GIVEN REQUEST>
Pick out each line of the records in which the word "this" appears.

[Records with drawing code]
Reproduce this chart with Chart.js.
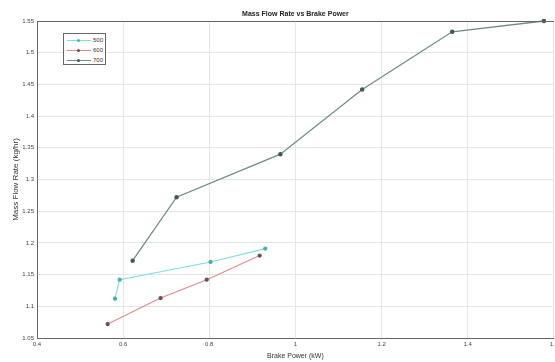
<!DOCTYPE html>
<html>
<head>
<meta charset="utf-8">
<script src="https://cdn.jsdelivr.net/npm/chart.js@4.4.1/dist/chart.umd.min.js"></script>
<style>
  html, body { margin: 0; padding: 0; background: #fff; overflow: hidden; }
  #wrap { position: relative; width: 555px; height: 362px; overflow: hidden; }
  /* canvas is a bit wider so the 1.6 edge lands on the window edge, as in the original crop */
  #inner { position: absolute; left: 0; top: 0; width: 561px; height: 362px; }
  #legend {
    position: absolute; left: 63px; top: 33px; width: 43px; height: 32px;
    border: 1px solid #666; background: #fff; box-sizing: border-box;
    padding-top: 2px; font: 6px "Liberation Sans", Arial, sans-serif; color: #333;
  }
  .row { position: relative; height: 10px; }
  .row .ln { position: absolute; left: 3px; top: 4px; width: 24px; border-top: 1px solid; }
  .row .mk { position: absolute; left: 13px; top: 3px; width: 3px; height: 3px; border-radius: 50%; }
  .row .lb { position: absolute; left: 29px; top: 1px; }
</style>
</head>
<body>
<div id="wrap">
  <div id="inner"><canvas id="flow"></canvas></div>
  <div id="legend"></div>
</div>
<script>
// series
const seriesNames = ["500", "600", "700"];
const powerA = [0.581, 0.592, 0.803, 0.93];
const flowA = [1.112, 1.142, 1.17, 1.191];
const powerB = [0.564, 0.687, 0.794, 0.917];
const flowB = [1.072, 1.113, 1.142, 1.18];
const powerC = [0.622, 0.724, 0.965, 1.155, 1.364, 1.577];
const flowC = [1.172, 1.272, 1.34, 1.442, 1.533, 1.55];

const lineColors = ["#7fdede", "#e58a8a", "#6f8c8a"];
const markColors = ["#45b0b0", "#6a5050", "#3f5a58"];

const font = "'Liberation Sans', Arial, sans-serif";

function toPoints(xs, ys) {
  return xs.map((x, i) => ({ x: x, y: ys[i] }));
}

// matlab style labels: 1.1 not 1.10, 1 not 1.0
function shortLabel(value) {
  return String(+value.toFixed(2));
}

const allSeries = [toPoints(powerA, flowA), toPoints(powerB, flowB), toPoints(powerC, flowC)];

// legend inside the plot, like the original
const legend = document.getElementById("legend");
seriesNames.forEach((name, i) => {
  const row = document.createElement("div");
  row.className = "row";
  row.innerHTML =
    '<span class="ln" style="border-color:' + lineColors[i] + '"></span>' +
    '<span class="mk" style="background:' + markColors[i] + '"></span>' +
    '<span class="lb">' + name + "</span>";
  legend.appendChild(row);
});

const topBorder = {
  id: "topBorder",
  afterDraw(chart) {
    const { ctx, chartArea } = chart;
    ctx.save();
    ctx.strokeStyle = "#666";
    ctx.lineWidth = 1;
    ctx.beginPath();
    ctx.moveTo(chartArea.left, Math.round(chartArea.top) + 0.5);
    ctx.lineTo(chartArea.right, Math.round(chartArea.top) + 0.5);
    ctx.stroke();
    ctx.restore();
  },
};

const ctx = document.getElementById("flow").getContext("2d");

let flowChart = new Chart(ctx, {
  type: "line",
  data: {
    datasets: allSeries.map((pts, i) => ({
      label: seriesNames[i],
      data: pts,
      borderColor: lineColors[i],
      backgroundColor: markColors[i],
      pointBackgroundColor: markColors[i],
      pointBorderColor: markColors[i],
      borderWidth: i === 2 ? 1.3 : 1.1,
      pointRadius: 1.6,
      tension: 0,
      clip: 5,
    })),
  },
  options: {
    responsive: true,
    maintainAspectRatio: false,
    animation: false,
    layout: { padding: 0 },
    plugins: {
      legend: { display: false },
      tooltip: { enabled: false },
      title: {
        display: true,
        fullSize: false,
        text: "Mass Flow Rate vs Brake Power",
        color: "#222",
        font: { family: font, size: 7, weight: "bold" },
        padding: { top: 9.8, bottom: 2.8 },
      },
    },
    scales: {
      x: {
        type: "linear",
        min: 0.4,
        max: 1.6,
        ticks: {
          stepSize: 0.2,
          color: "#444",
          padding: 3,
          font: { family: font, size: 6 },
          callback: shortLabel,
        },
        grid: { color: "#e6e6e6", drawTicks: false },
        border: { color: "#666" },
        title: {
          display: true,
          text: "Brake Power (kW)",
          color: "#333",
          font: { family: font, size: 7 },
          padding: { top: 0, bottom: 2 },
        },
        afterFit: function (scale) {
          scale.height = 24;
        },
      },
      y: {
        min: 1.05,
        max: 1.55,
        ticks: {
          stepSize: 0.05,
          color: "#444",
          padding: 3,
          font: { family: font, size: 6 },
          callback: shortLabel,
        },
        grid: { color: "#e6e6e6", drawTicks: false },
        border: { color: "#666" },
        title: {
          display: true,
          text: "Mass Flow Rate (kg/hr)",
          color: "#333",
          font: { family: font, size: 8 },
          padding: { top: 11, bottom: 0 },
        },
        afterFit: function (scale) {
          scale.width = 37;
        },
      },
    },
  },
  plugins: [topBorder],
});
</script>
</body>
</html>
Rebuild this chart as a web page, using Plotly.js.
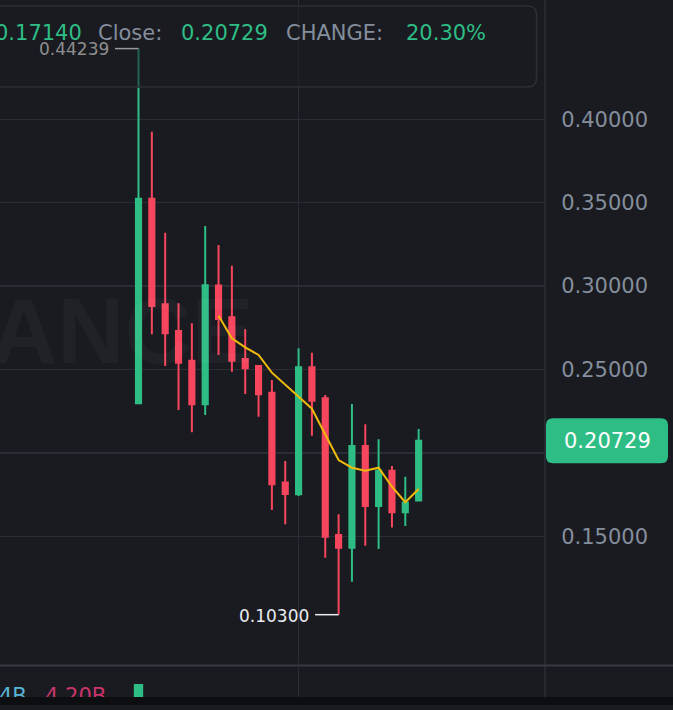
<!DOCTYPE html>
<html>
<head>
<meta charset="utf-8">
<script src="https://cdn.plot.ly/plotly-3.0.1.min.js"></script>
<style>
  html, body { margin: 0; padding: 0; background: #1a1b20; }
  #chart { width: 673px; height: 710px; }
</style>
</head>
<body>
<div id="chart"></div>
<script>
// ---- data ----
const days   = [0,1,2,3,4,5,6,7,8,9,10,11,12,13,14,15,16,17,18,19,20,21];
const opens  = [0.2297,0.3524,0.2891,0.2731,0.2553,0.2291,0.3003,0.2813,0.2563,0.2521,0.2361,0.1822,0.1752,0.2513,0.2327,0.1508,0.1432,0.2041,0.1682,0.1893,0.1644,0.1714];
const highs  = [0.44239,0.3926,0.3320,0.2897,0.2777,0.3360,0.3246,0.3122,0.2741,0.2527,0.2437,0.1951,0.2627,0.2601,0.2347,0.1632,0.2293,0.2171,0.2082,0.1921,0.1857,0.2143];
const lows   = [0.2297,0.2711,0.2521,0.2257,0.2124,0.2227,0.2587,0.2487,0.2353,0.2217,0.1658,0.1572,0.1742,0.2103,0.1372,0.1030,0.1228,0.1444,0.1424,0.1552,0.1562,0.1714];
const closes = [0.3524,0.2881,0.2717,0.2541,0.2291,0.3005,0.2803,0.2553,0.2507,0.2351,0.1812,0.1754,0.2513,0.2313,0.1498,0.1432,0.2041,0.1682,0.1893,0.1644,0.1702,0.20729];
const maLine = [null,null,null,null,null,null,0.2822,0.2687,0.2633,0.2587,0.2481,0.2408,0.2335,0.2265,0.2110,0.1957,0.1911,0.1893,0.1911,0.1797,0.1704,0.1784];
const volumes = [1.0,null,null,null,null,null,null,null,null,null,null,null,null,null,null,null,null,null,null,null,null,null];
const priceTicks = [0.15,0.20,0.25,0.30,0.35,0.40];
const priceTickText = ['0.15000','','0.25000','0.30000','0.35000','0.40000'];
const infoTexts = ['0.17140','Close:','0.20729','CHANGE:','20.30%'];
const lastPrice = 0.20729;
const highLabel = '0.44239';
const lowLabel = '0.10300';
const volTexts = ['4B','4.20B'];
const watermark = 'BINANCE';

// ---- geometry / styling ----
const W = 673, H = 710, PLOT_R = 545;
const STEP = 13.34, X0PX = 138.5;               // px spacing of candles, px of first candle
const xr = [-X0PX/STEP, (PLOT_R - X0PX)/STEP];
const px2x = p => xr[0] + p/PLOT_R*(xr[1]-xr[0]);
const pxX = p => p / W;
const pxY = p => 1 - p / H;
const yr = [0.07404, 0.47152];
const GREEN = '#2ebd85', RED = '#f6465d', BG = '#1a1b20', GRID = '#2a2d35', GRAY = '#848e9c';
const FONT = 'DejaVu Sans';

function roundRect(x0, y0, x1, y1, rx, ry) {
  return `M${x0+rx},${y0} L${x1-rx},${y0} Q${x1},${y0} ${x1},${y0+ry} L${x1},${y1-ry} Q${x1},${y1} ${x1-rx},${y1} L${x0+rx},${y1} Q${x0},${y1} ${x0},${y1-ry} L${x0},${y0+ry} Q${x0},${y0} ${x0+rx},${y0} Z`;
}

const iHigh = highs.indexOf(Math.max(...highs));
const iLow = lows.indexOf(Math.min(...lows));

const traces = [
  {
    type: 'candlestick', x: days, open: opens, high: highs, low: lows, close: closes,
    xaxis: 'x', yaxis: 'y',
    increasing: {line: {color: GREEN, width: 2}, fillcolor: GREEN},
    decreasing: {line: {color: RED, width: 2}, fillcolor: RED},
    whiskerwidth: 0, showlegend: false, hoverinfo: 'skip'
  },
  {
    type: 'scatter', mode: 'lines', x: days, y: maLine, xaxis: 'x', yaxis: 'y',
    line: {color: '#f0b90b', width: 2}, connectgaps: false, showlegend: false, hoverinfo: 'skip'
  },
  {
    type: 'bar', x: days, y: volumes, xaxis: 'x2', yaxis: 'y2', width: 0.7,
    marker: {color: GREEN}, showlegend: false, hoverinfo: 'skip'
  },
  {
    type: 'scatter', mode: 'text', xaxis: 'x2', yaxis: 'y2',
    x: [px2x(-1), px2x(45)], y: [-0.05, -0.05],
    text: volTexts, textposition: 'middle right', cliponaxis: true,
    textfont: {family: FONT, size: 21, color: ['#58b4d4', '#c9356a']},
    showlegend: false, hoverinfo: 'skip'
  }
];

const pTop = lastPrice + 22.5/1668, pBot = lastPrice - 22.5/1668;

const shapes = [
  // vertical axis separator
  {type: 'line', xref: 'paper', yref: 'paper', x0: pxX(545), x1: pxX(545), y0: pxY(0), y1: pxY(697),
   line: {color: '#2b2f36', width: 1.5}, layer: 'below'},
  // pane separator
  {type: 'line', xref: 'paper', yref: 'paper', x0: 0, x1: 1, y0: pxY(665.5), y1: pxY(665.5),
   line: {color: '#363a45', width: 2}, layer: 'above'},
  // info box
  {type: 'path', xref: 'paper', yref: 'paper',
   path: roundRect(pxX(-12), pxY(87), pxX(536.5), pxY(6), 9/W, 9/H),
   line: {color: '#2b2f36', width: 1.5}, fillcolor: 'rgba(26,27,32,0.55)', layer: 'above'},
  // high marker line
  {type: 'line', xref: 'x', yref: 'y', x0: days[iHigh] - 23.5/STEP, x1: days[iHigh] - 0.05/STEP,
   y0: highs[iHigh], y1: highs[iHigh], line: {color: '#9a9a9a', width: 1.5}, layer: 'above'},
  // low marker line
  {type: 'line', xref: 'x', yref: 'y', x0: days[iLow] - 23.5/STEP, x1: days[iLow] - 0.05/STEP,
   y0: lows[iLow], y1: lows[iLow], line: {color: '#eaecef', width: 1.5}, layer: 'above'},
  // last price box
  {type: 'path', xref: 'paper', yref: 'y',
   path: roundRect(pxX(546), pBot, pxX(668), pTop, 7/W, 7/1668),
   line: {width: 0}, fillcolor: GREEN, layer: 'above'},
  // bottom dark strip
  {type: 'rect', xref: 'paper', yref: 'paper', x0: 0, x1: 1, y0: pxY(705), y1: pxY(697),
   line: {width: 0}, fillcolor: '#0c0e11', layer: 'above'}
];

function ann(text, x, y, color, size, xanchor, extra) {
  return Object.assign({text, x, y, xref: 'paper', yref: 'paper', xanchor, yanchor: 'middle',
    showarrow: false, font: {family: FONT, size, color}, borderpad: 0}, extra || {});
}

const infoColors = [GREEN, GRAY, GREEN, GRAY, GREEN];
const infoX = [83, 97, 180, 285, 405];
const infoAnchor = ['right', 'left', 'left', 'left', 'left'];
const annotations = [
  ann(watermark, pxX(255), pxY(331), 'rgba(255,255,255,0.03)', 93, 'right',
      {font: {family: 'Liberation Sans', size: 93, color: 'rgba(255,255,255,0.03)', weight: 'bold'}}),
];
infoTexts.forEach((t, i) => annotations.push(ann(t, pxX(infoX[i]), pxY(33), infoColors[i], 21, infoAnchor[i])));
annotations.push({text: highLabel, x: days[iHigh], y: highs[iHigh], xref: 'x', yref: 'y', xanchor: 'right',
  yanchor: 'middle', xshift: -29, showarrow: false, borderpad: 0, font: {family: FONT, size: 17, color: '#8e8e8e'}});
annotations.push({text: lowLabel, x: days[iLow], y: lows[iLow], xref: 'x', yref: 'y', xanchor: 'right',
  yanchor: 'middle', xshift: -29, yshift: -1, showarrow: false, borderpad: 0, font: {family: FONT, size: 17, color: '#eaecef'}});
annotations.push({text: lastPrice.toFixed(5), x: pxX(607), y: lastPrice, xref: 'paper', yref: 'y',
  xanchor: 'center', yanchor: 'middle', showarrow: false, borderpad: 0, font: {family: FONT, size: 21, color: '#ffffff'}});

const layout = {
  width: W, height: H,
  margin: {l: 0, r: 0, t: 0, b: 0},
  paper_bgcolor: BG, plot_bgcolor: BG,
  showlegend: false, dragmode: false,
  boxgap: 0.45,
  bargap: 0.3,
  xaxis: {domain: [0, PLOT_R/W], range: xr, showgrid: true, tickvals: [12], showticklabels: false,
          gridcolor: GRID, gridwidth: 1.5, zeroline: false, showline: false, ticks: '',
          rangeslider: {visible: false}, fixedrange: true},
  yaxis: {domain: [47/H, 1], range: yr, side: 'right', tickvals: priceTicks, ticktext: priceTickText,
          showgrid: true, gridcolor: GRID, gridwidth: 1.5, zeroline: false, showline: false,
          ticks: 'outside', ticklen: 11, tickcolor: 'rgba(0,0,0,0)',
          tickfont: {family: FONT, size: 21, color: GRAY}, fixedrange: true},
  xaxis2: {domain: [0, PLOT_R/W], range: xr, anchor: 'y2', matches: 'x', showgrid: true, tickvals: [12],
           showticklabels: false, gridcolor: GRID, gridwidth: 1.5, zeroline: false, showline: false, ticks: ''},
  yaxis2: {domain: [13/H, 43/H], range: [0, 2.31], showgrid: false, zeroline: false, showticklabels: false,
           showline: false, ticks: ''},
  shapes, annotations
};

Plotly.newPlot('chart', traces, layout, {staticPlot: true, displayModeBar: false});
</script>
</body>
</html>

SOLUTION TO THE EXERCISE>
Reproduce this chart with Chart.js.
Rebuild this chart as a web page, using Plotly.js.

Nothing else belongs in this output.